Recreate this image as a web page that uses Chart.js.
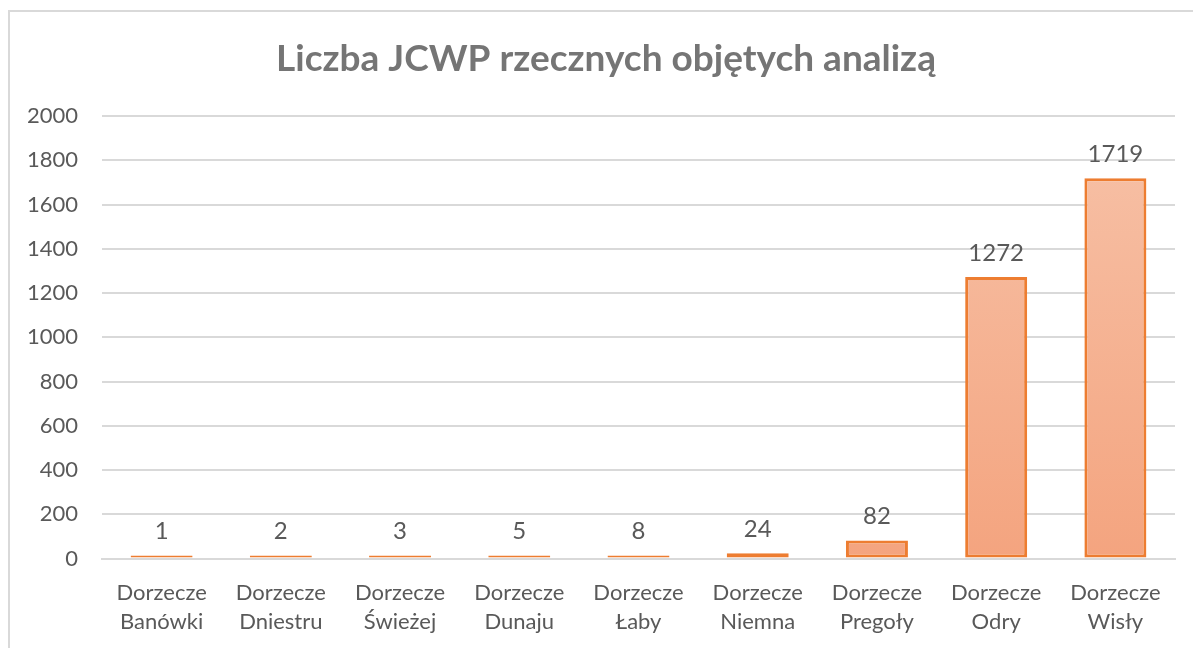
<!DOCTYPE html>
<html>
<head>
<meta charset="utf-8">
<script src="https://cdn.jsdelivr.net/npm/chart.js@4"></script>
<style>
  html, body { margin: 0; padding: 0; background: #fff; }
  body { width: 1193px; height: 648px; overflow: hidden; position: relative; }
  #frame { position: absolute; left: 8px; top: 10px; width: 1200px; height: 700px;
           border-left: 2px solid #d9d9d9; border-top: 2px solid #d9d9d9; }
  #wrap { position: absolute; left: 10px; top: 12px; width: 1183px; height: 636px; }
</style>
</head>
<body>
<div id="frame"></div>
<div id="wrap"><canvas id="chart"></canvas></div>
<script>
const categories = [
  ['Dorzecze', 'Banówki'], ['Dorzecze', 'Dniestru'], ['Dorzecze', 'Świeżej'],
  ['Dorzecze', 'Dunaju'], ['Dorzecze', 'Łaby'], ['Dorzecze', 'Niemna'],
  ['Dorzecze', 'Pregoły'], ['Dorzecze', 'Odry'], ['Dorzecze', 'Wisły']
];
const counts = [1, 2, 3, 5, 8, 24, 82, 1272, 1719];
const titleText = 'Liczba JCWP rzecznych objętych analizą';

const FONT = 'Lato, "Open Sans", sans-serif';

// value above each bar
const valueLabels = {
  id: 'valueLabels',
  afterDatasetsDraw(chart) {
    const ctx = chart.ctx;
    const meta = chart.getDatasetMeta(0);
    ctx.save();
    ctx.font = '24px ' + FONT;
    ctx.fillStyle = '#595959';
    ctx.textAlign = 'center';
    ctx.textBaseline = 'bottom';
    meta.data.forEach((bar, i) => {
      ctx.fillText(String(counts[i]), bar.x, bar.y - 12);
    });
    ctx.restore();
  }
};

// title sits a bit left of the plot centre, like the Excel original
const chartTitle = {
  id: 'chartTitle',
  afterDraw(chart) {
    const ctx = chart.ctx;
    ctx.save();
    ctx.font = 'bold 37px ' + FONT;
    ctx.fillStyle = '#757575';
    ctx.textAlign = 'center';
    ctx.textBaseline = 'middle';
    ctx.fillText(titleText, 596, 47);
    ctx.restore();
  }
};

new Chart(document.getElementById('chart'), {
  type: 'bar',
  data: {
    labels: categories,
    datasets: [{
      data: counts,
      backgroundColor: (c) => {
        const area = c.chart.chartArea;
        if (!area) return '#f5ae8d';
        const g = c.chart.ctx.createLinearGradient(0, area.top, 0, area.bottom);
        g.addColorStop(0, '#f7c2a8');
        g.addColorStop(1, '#f4a47f');
        return g;
      },
      borderColor: '#ed7d31',
      borderWidth: 3,
      borderSkipped: false,
      minBarLength: 3,
      barPercentage: 0.52,
      categoryPercentage: 1.0
    }]
  },
  options: {
    responsive: true,
    maintainAspectRatio: false,
    animation: false,
    layout: { padding: { top: 104, right: 18, bottom: 0, left: 0 } },
    plugins: {
      legend: { display: false },
      tooltip: { enabled: false },
      title: { display: false }
    },
    scales: {
      x: {
        grid: { display: false },
        border: { display: true, color: '#d9d9d9', width: 2 },
        ticks: { color: '#595959', font: { family: FONT, size: 22, lineHeight: 1.35 }, maxRotation: 0, padding: 11 }
      },
      y: {
        min: 0,
        max: 2000,
        grid: { color: '#d9d9d9', lineWidth: 2, drawTicks: false },
        border: { display: false },
        ticks: { stepSize: 200, color: '#595959', font: { family: FONT, size: 22 }, padding: 24,
                 callback: (v) => String(v) },
        afterFit: (s) => { s.width = 92; }
      }
    }
  },
  plugins: [valueLabels, chartTitle]
});
</script>
</body>
</html>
* * * * *
Short task: Repeat the full listing above exactly, with no pictures in the copy.

Reply:
Recreate this image as a web page that uses Chart.js.
<!DOCTYPE html>
<html>
<head>
<meta charset="utf-8">
<script src="https://cdn.jsdelivr.net/npm/chart.js@4"></script>
<style>
  html, body { margin: 0; padding: 0; background: #fff; }
  body { width: 1193px; height: 648px; overflow: hidden; position: relative; }
  #frame { position: absolute; left: 8px; top: 10px; width: 1200px; height: 700px;
           border-left: 2px solid #d9d9d9; border-top: 2px solid #d9d9d9; }
  #wrap { position: absolute; left: 10px; top: 12px; width: 1183px; height: 636px; }
</style>
</head>
<body>
<div id="frame"></div>
<div id="wrap"><canvas id="chart"></canvas></div>
<script>
const categories = [
  ['Dorzecze', 'Banówki'], ['Dorzecze', 'Dniestru'], ['Dorzecze', 'Świeżej'],
  ['Dorzecze', 'Dunaju'], ['Dorzecze', 'Łaby'], ['Dorzecze', 'Niemna'],
  ['Dorzecze', 'Pregoły'], ['Dorzecze', 'Odry'], ['Dorzecze', 'Wisły']
];
const counts = [1, 2, 3, 5, 8, 24, 82, 1272, 1719];
const titleText = 'Liczba JCWP rzecznych objętych analizą';

const FONT = 'Lato, "Open Sans", sans-serif';

// value above each bar
const valueLabels = {
  id: 'valueLabels',
  afterDatasetsDraw(chart) {
    const ctx = chart.ctx;
    const meta = chart.getDatasetMeta(0);
    ctx.save();
    ctx.font = '24px ' + FONT;
    ctx.fillStyle = '#595959';
    ctx.textAlign = 'center';
    ctx.textBaseline = 'bottom';
    meta.data.forEach((bar, i) => {
      ctx.fillText(String(counts[i]), bar.x, bar.y - 12);
    });
    ctx.restore();
  }
};

// title sits a bit left of the plot centre, like the Excel original
const chartTitle = {
  id: 'chartTitle',
  afterDraw(chart) {
    const ctx = chart.ctx;
    ctx.save();
    ctx.font = 'bold 37px ' + FONT;
    ctx.fillStyle = '#757575';
    ctx.textAlign = 'center';
    ctx.textBaseline = 'middle';
    ctx.fillText(titleText, 596, 47);
    ctx.restore();
  }
};

new Chart(document.getElementById('chart'), {
  type: 'bar',
  data: {
    labels: categories,
    datasets: [{
      data: counts,
      backgroundColor: (c) => {
        const area = c.chart.chartArea;
        if (!area) return '#f5ae8d';
        const g = c.chart.ctx.createLinearGradient(0, area.top, 0, area.bottom);
        g.addColorStop(0, '#f7c2a8');
        g.addColorStop(1, '#f4a47f');
        return g;
      },
      borderColor: '#ed7d31',
      borderWidth: 3,
      borderSkipped: false,
      minBarLength: 3,
      barPercentage: 0.52,
      categoryPercentage: 1.0
    }]
  },
  options: {
    responsive: true,
    maintainAspectRatio: false,
    animation: false,
    layout: { padding: { top: 104, right: 18, bottom: 0, left: 0 } },
    plugins: {
      legend: { display: false },
      tooltip: { enabled: false },
      title: { display: false }
    },
    scales: {
      x: {
        grid: { display: false },
        border: { display: true, color: '#d9d9d9', width: 2 },
        ticks: { color: '#595959', font: { family: FONT, size: 22, lineHeight: 1.35 }, maxRotation: 0, padding: 11 }
      },
      y: {
        min: 0,
        max: 2000,
        grid: { color: '#d9d9d9', lineWidth: 2, drawTicks: false },
        border: { display: false },
        ticks: { stepSize: 200, color: '#595959', font: { family: FONT, size: 22 }, padding: 24,
                 callback: (v) => String(v) },
        afterFit: (s) => { s.width = 92; }
      }
    }
  },
  plugins: [valueLabels, chartTitle]
});
</script>
</body>
</html>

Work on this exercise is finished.